Stephen Sondheim: very writer that I’ve ever spoken to feels fraudulent in some way or other. You don’t feel it all the time, but particularly if you’re successful, or rather if people admire you a lot and it’s not even success. That increases the sense of fraudulence. “Hey, I’m not that good! Stop comparing me to so and so.” And then you do feel fraudulent.

I guess if you weren’t self-critical, the stuff wouldn’t be as good.

Stephen Sondheim: No, probably not. Sometimes you can be so self-critical you take the blood out of a piece, and that is often a danger. Or you can be Thomas Wolfe and just collect all the stuff in a box and have Maxwell Perkins edit it for you. So there are extremes. Those books are good and rich and full of life, and he had an editor who really took what he had and helped form it. They’re full of blood and life. Maybe if he’d been self-critical it wouldn’t be as good.
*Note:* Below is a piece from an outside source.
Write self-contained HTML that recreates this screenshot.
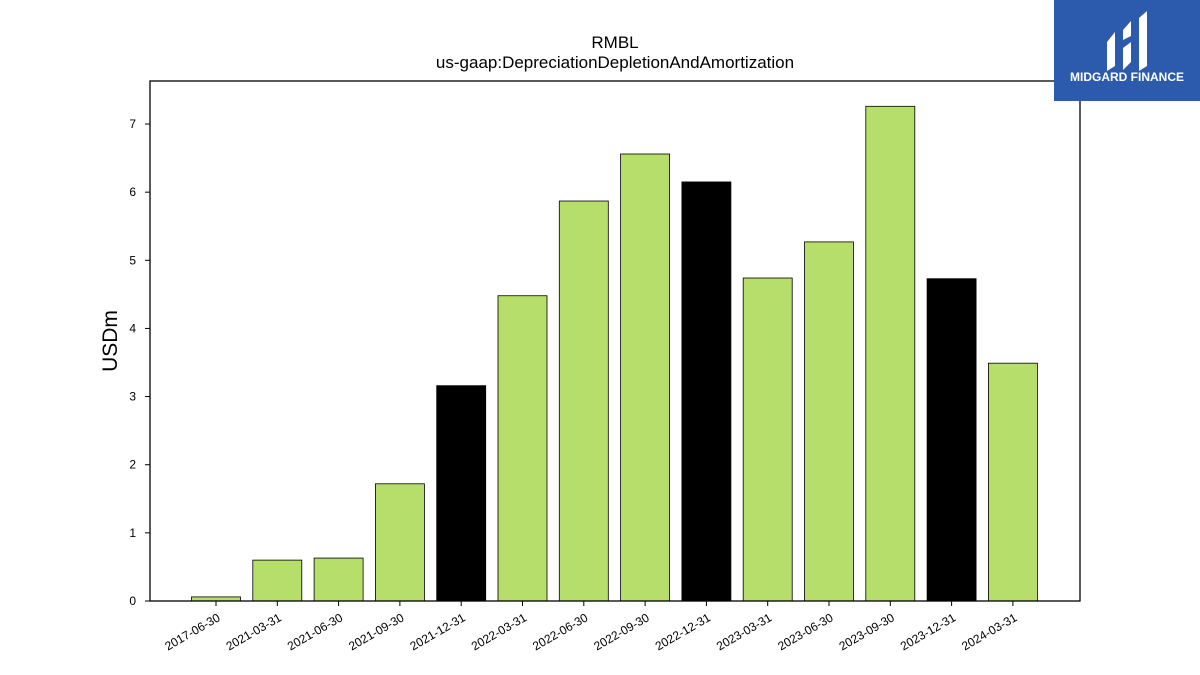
<!DOCTYPE html>
<html><head><meta charset="utf-8"><style>
body{margin:0;background:#fff;width:1200px;height:675px;overflow:hidden;font-family:"Liberation Sans",sans-serif}
</style></head><body>
<svg id="chart" width="1200" height="675" style="position:absolute;left:0;top:0">
<text x="615" y="48" text-anchor="middle" font-size="17">RMBL</text>
<text x="615" y="68" text-anchor="middle" font-size="17">us-gaap:DepreciationDepletionAndAmortization</text>
<text transform="translate(117,341) rotate(-90)" text-anchor="middle" font-size="21">USDm</text>
<g id="bars"></g><g id="yticks"></g><g id="xticks"></g>
<rect x="150" y="81" width="930" height="520" fill="none" stroke="#000" stroke-width="1.3"/>
<g>
<rect x="1054" y="0" width="146" height="101" fill="#2c5aad"/>
<path d="M1107 42 L1115 32 L1115 66 L1107 71 Z" fill="#fff"/>
<path d="M1123 30 L1131 21 L1131 36 L1123 40 Z M1123 48 L1131 42 L1131 62 L1123 70 Z" fill="#fff"/>
<path d="M1139 18 L1147 11 L1147 66 L1139 71 Z" fill="#fff"/>
<text x="1127" y="81" text-anchor="middle" font-size="12" font-weight="bold" fill="#fff">MIDGARD FINANCE</text>
</g>
</svg>
<script>
const categories=["2017-06-30","2021-03-31","2021-06-30","2021-09-30","2021-12-31","2022-03-31","2022-06-30","2022-09-30","2022-12-31","2023-03-31","2023-06-30","2023-09-30","2023-12-31","2024-03-31"];
const values=[0.06,0.6,0.63,1.72,3.16,4.48,5.87,6.56,6.15,4.74,5.27,7.26,4.73,3.49];
const annual=[false,false,false,false,true,false,false,false,true,false,false,false,true,false];
const yTicks=[0,1,2,3,4,5,6,7];
const NS="http://www.w3.org/2000/svg";
const y=v=>601-v*68.14;
const x=i=>216+i*61.3;
const bars=document.getElementById('bars'),yt=document.getElementById('yticks'),xt=document.getElementById('xticks');
values.forEach((v,i)=>{
const r=document.createElementNS(NS,'rect');
r.setAttribute('x',x(i)-24.5);r.setAttribute('y',y(v));r.setAttribute('width',49);r.setAttribute('height',601-y(v));
r.setAttribute('fill',annual[i]?'#000':'#b5de6b');r.setAttribute('stroke','#000');r.setAttribute('stroke-width','0.8');


bars.appendChild(r);
const l=document.createElementNS(NS,'line');
l.setAttribute('x1',x(i));l.setAttribute('x2',x(i));l.setAttribute('y1',601);l.setAttribute('y2',606);l.setAttribute('stroke','#000');


xt.appendChild(l);
const t=document.createElementNS(NS,'text');
t.setAttribute('transform',`translate(${x(i)+5},${620}) rotate(-30)`);t.setAttribute('text-anchor','end');t.setAttribute('font-size','12');
t.textContent=categories[i];


xt.appendChild(t);
});
yTicks.forEach(v=>{
const l=document.createElementNS(NS,'line');
l.setAttribute('x1',145);l.setAttribute('x2',150);l.setAttribute('y1',y(v));l.setAttribute('y2',y(v));l.setAttribute('stroke','#000');


yt.appendChild(l);
const t=document.createElementNS(NS,'text');
t.setAttribute('x',136);t.setAttribute('y',y(v)+4);t.setAttribute('text-anchor','end');t.setAttribute('font-size','12');
t.textContent=v;


yt.appendChild(t);
});
</script>
</body></html>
At Oxford University, you told the students they should not be critical, at least at the beginning.

Stephen Sondheim: The worst thing you can do is censor yourself as the pencil hits the paper. It’s particularly true in lyric writing because things become… You know, it’s easy for a novelist to say, “I love you.” You know, it’s three words out of 300,000. But if that’s in your lyric and you think, “Oh Jesus, I can’t. No, that’s just too flat, and it’s too…” Well, if you start thinking that way, you won’t write anything. And so yeah. I know it for myself. That’s why, in teaching, I always emphasize it, ’cause it takes one to know one. It’s that moment. You must not edit until you get it all on paper. If you can possibly put everything down, stream-of-consciousness, no matter how clichéd it may seem, you’ll do yourself a service.